--- Start Available data ---

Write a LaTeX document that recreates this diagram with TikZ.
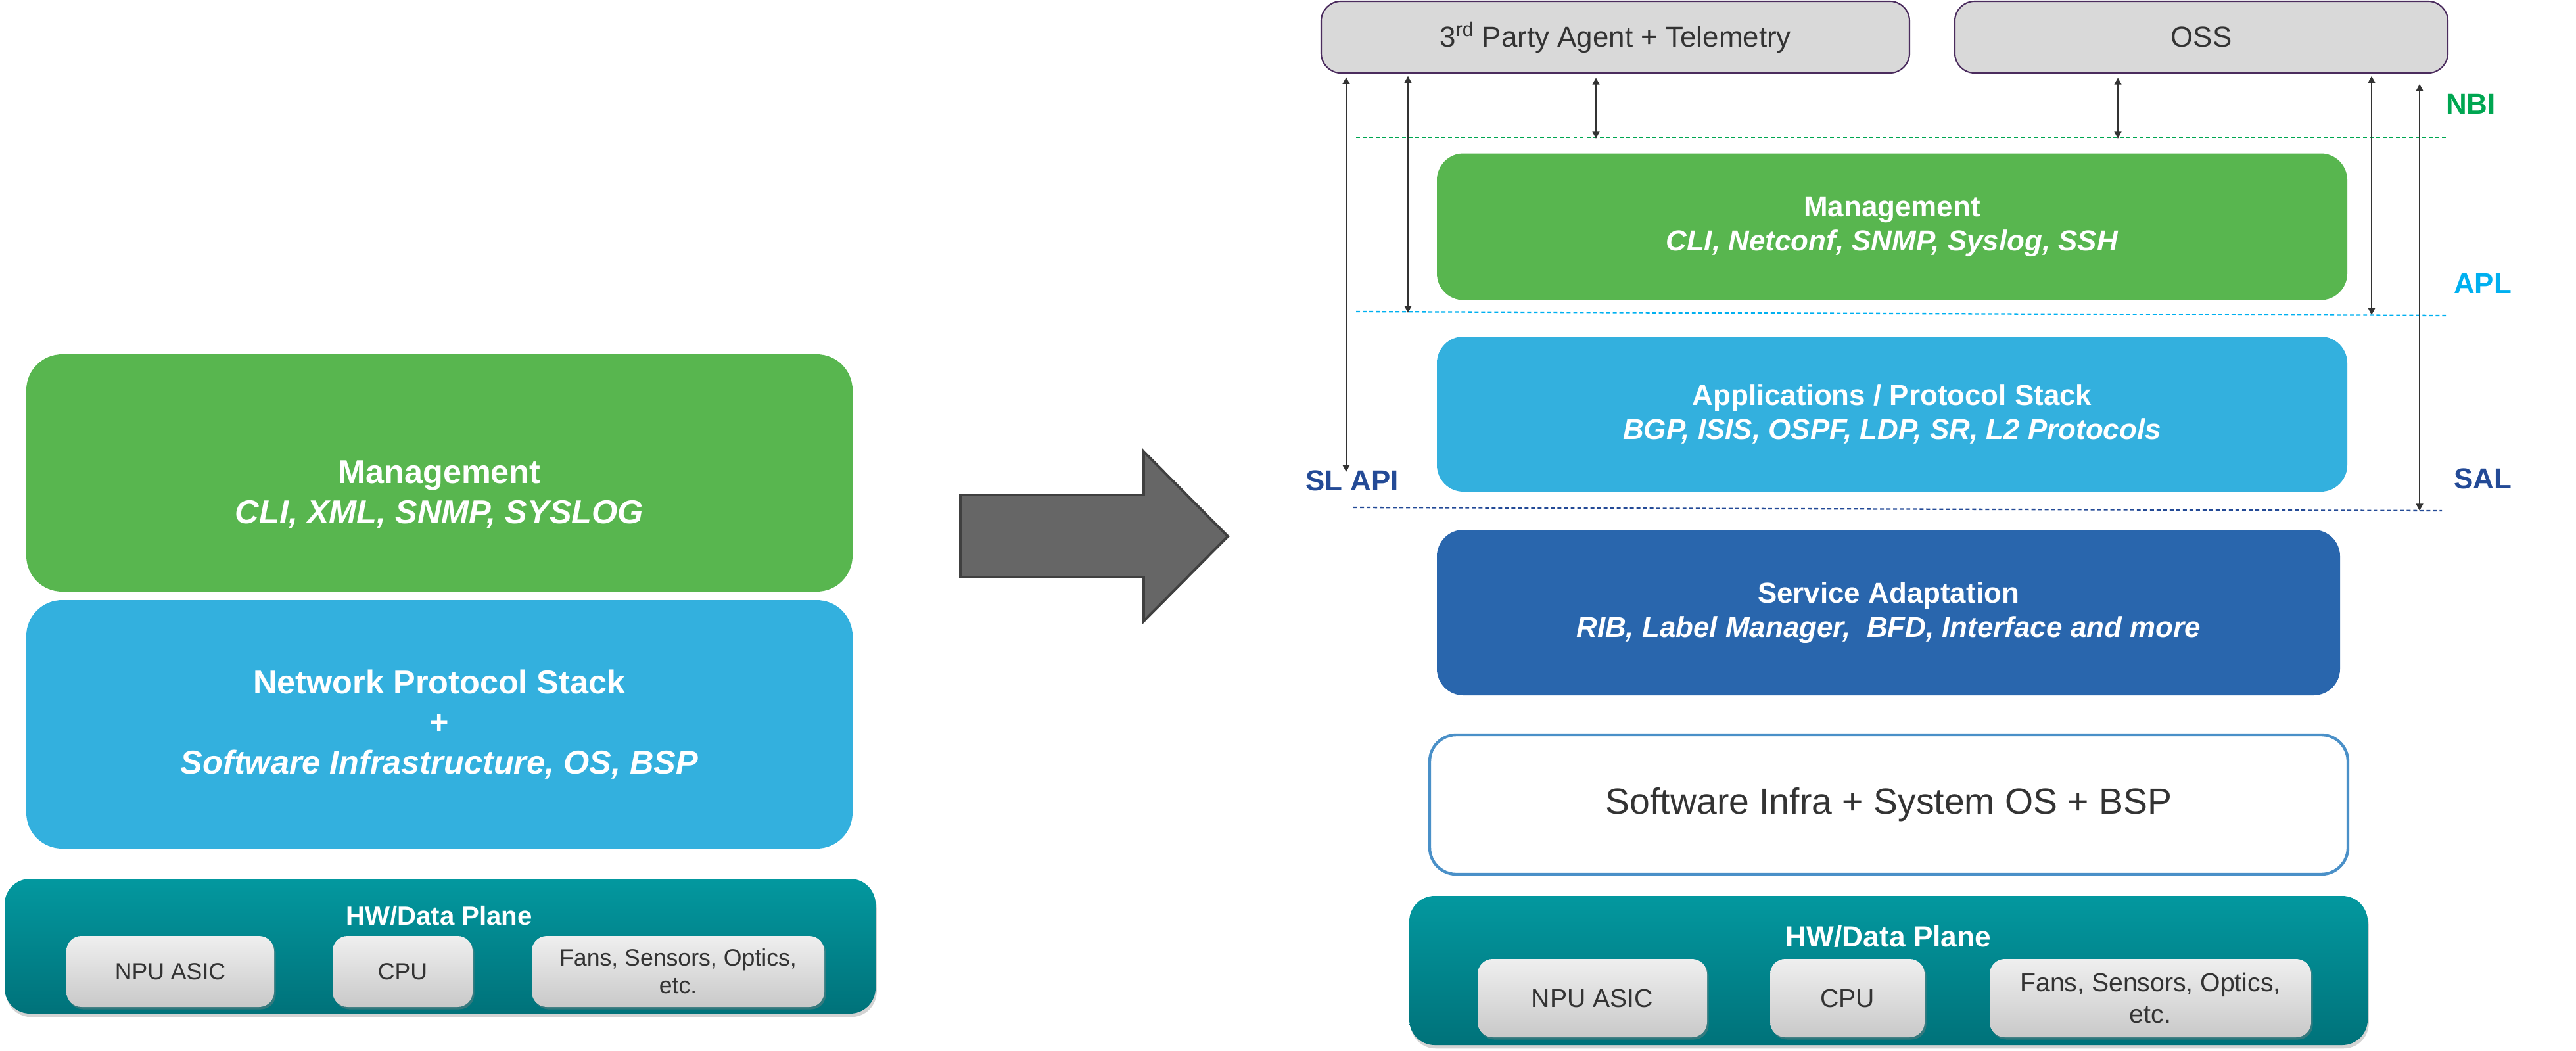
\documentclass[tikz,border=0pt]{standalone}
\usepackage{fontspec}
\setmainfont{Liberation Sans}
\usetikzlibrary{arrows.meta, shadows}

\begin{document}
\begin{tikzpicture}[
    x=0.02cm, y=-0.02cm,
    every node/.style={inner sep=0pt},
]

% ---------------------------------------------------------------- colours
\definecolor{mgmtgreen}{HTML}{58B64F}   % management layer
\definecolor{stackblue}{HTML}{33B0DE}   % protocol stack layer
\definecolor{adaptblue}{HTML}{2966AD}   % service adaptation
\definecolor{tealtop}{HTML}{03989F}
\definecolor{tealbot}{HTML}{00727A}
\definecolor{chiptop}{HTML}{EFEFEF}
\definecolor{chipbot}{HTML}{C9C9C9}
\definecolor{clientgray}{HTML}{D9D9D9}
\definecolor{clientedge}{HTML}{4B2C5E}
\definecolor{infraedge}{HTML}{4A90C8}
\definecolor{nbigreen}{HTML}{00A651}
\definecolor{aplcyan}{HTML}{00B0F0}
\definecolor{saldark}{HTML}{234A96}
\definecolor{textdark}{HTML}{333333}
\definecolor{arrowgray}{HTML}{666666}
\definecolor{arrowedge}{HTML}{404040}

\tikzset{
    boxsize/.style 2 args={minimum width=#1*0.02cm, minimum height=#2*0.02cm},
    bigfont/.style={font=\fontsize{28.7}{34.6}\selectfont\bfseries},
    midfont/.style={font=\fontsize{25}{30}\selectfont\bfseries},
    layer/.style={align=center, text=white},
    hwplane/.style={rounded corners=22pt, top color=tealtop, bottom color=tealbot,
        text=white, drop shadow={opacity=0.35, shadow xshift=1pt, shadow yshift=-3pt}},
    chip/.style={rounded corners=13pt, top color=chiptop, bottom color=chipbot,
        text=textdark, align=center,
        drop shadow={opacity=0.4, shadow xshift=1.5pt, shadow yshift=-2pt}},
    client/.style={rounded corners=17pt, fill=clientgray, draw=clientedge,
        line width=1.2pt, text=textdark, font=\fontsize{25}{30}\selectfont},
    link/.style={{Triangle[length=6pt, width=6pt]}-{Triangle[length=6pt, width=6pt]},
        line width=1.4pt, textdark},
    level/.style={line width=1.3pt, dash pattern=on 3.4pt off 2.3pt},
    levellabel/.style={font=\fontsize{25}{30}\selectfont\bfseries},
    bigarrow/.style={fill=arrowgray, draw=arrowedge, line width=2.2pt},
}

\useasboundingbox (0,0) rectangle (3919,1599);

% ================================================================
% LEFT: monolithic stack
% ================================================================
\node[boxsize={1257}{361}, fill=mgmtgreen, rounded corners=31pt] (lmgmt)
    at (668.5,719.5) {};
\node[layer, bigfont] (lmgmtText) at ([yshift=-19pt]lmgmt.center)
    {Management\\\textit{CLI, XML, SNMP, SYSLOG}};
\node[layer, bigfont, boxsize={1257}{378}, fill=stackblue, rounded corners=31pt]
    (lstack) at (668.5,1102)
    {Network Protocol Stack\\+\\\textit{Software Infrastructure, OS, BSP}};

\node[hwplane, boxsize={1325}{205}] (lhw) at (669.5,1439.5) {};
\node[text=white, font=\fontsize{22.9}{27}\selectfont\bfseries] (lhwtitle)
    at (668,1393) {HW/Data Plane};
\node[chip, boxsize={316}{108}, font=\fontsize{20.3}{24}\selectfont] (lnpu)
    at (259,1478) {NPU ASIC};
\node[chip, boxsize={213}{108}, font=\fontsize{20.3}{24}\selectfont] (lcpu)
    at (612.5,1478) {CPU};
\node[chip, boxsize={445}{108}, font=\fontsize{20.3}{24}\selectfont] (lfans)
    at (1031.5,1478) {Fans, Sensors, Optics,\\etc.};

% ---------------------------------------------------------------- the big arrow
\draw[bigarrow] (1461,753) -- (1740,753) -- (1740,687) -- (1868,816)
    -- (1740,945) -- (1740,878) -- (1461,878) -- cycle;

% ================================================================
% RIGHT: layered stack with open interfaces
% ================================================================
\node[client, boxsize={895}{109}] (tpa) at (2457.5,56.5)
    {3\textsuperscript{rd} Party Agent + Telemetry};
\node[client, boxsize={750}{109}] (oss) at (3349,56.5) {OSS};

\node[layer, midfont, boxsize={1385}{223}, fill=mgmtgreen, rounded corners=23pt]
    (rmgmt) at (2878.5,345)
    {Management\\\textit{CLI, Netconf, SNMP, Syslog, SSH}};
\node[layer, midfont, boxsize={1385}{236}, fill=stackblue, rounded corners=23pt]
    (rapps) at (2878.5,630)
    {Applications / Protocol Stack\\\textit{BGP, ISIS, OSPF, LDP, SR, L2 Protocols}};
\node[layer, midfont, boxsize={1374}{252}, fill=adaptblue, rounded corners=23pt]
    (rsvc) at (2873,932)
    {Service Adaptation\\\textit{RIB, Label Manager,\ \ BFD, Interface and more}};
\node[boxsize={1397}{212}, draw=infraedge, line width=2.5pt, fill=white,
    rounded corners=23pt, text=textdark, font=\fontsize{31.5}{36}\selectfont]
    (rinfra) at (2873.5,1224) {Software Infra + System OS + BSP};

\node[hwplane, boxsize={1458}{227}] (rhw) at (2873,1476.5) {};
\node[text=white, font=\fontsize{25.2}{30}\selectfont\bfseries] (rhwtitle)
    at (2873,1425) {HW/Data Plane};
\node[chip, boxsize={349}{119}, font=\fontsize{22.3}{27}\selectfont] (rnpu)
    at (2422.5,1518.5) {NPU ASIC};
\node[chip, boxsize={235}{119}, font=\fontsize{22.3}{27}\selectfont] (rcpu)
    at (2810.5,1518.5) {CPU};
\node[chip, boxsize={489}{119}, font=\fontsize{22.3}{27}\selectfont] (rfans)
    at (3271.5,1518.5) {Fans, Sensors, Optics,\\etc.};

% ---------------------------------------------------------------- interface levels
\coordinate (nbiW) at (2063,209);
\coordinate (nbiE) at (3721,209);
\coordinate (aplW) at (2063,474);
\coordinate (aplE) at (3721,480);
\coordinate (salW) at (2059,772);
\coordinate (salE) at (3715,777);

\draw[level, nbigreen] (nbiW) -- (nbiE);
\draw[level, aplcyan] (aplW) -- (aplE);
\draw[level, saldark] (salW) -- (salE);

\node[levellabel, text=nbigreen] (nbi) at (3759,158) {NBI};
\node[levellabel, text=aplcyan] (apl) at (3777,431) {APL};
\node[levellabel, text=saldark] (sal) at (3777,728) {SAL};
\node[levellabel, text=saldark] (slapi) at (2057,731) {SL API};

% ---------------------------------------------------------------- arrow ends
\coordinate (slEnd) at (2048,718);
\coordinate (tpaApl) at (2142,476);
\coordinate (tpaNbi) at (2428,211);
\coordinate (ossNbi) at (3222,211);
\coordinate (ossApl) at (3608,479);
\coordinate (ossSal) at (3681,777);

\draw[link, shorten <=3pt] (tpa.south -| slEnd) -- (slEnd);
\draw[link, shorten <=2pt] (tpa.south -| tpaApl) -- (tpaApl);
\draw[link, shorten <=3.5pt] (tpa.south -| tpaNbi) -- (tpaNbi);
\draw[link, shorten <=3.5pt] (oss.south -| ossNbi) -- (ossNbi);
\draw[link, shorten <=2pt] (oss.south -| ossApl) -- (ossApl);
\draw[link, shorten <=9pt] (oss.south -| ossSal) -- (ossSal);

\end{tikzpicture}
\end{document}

--- End Available data ---

→ Your objective
Leave the pictures out and output the rest of the listing exactly.

→ Correct result
Write a LaTeX document that recreates this diagram with TikZ.
\documentclass[tikz,border=0pt]{standalone}
\usepackage{fontspec}
\setmainfont{Liberation Sans}
\usetikzlibrary{arrows.meta, shadows}

\begin{document}
\begin{tikzpicture}[
    x=0.02cm, y=-0.02cm,
    every node/.style={inner sep=0pt},
]

% ---------------------------------------------------------------- colours
\definecolor{mgmtgreen}{HTML}{58B64F}   % management layer
\definecolor{stackblue}{HTML}{33B0DE}   % protocol stack layer
\definecolor{adaptblue}{HTML}{2966AD}   % service adaptation
\definecolor{tealtop}{HTML}{03989F}
\definecolor{tealbot}{HTML}{00727A}
\definecolor{chiptop}{HTML}{EFEFEF}
\definecolor{chipbot}{HTML}{C9C9C9}
\definecolor{clientgray}{HTML}{D9D9D9}
\definecolor{clientedge}{HTML}{4B2C5E}
\definecolor{infraedge}{HTML}{4A90C8}
\definecolor{nbigreen}{HTML}{00A651}
\definecolor{aplcyan}{HTML}{00B0F0}
\definecolor{saldark}{HTML}{234A96}
\definecolor{textdark}{HTML}{333333}
\definecolor{arrowgray}{HTML}{666666}
\definecolor{arrowedge}{HTML}{404040}

\tikzset{
    boxsize/.style 2 args={minimum width=#1*0.02cm, minimum height=#2*0.02cm},
    bigfont/.style={font=\fontsize{28.7}{34.6}\selectfont\bfseries},
    midfont/.style={font=\fontsize{25}{30}\selectfont\bfseries},
    layer/.style={align=center, text=white},
    hwplane/.style={rounded corners=22pt, top color=tealtop, bottom color=tealbot,
        text=white, drop shadow={opacity=0.35, shadow xshift=1pt, shadow yshift=-3pt}},
    chip/.style={rounded corners=13pt, top color=chiptop, bottom color=chipbot,
        text=textdark, align=center,
        drop shadow={opacity=0.4, shadow xshift=1.5pt, shadow yshift=-2pt}},
    client/.style={rounded corners=17pt, fill=clientgray, draw=clientedge,
        line width=1.2pt, text=textdark, font=\fontsize{25}{30}\selectfont},
    link/.style={{Triangle[length=6pt, width=6pt]}-{Triangle[length=6pt, width=6pt]},
        line width=1.4pt, textdark},
    level/.style={line width=1.3pt, dash pattern=on 3.4pt off 2.3pt},
    levellabel/.style={font=\fontsize{25}{30}\selectfont\bfseries},
    bigarrow/.style={fill=arrowgray, draw=arrowedge, line width=2.2pt},
}

\useasboundingbox (0,0) rectangle (3919,1599);

% ================================================================
% LEFT: monolithic stack
% ================================================================
\node[boxsize={1257}{361}, fill=mgmtgreen, rounded corners=31pt] (lmgmt)
    at (668.5,719.5) {};
\node[layer, bigfont] (lmgmtText) at ([yshift=-19pt]lmgmt.center)
    {Management\\\textit{CLI, XML, SNMP, SYSLOG}};
\node[layer, bigfont, boxsize={1257}{378}, fill=stackblue, rounded corners=31pt]
    (lstack) at (668.5,1102)
    {Network Protocol Stack\\+\\\textit{Software Infrastructure, OS, BSP}};

\node[hwplane, boxsize={1325}{205}] (lhw) at (669.5,1439.5) {};
\node[text=white, font=\fontsize{22.9}{27}\selectfont\bfseries] (lhwtitle)
    at (668,1393) {HW/Data Plane};
\node[chip, boxsize={316}{108}, font=\fontsize{20.3}{24}\selectfont] (lnpu)
    at (259,1478) {NPU ASIC};
\node[chip, boxsize={213}{108}, font=\fontsize{20.3}{24}\selectfont] (lcpu)
    at (612.5,1478) {CPU};
\node[chip, boxsize={445}{108}, font=\fontsize{20.3}{24}\selectfont] (lfans)
    at (1031.5,1478) {Fans, Sensors, Optics,\\etc.};

% ---------------------------------------------------------------- the big arrow
\draw[bigarrow] (1461,753) -- (1740,753) -- (1740,687) -- (1868,816)
    -- (1740,945) -- (1740,878) -- (1461,878) -- cycle;

% ================================================================
% RIGHT: layered stack with open interfaces
% ================================================================
\node[client, boxsize={895}{109}] (tpa) at (2457.5,56.5)
    {3\textsuperscript{rd} Party Agent + Telemetry};
\node[client, boxsize={750}{109}] (oss) at (3349,56.5) {OSS};

\node[layer, midfont, boxsize={1385}{223}, fill=mgmtgreen, rounded corners=23pt]
    (rmgmt) at (2878.5,345)
    {Management\\\textit{CLI, Netconf, SNMP, Syslog, SSH}};
\node[layer, midfont, boxsize={1385}{236}, fill=stackblue, rounded corners=23pt]
    (rapps) at (2878.5,630)
    {Applications / Protocol Stack\\\textit{BGP, ISIS, OSPF, LDP, SR, L2 Protocols}};
\node[layer, midfont, boxsize={1374}{252}, fill=adaptblue, rounded corners=23pt]
    (rsvc) at (2873,932)
    {Service Adaptation\\\textit{RIB, Label Manager,\ \ BFD, Interface and more}};
\node[boxsize={1397}{212}, draw=infraedge, line width=2.5pt, fill=white,
    rounded corners=23pt, text=textdark, font=\fontsize{31.5}{36}\selectfont]
    (rinfra) at (2873.5,1224) {Software Infra + System OS + BSP};

\node[hwplane, boxsize={1458}{227}] (rhw) at (2873,1476.5) {};
\node[text=white, font=\fontsize{25.2}{30}\selectfont\bfseries] (rhwtitle)
    at (2873,1425) {HW/Data Plane};
\node[chip, boxsize={349}{119}, font=\fontsize{22.3}{27}\selectfont] (rnpu)
    at (2422.5,1518.5) {NPU ASIC};
\node[chip, boxsize={235}{119}, font=\fontsize{22.3}{27}\selectfont] (rcpu)
    at (2810.5,1518.5) {CPU};
\node[chip, boxsize={489}{119}, font=\fontsize{22.3}{27}\selectfont] (rfans)
    at (3271.5,1518.5) {Fans, Sensors, Optics,\\etc.};

% ---------------------------------------------------------------- interface levels
\coordinate (nbiW) at (2063,209);
\coordinate (nbiE) at (3721,209);
\coordinate (aplW) at (2063,474);
\coordinate (aplE) at (3721,480);
\coordinate (salW) at (2059,772);
\coordinate (salE) at (3715,777);

\draw[level, nbigreen] (nbiW) -- (nbiE);
\draw[level, aplcyan] (aplW) -- (aplE);
\draw[level, saldark] (salW) -- (salE);

\node[levellabel, text=nbigreen] (nbi) at (3759,158) {NBI};
\node[levellabel, text=aplcyan] (apl) at (3777,431) {APL};
\node[levellabel, text=saldark] (sal) at (3777,728) {SAL};
\node[levellabel, text=saldark] (slapi) at (2057,731) {SL API};

% ---------------------------------------------------------------- arrow ends
\coordinate (slEnd) at (2048,718);
\coordinate (tpaApl) at (2142,476);
\coordinate (tpaNbi) at (2428,211);
\coordinate (ossNbi) at (3222,211);
\coordinate (ossApl) at (3608,479);
\coordinate (ossSal) at (3681,777);

\draw[link, shorten <=3pt] (tpa.south -| slEnd) -- (slEnd);
\draw[link, shorten <=2pt] (tpa.south -| tpaApl) -- (tpaApl);
\draw[link, shorten <=3.5pt] (tpa.south -| tpaNbi) -- (tpaNbi);
\draw[link, shorten <=3.5pt] (oss.south -| ossNbi) -- (ossNbi);
\draw[link, shorten <=2pt] (oss.south -| ossApl) -- (ossApl);
\draw[link, shorten <=9pt] (oss.south -| ossSal) -- (ossSal);

\end{tikzpicture}
\end{document}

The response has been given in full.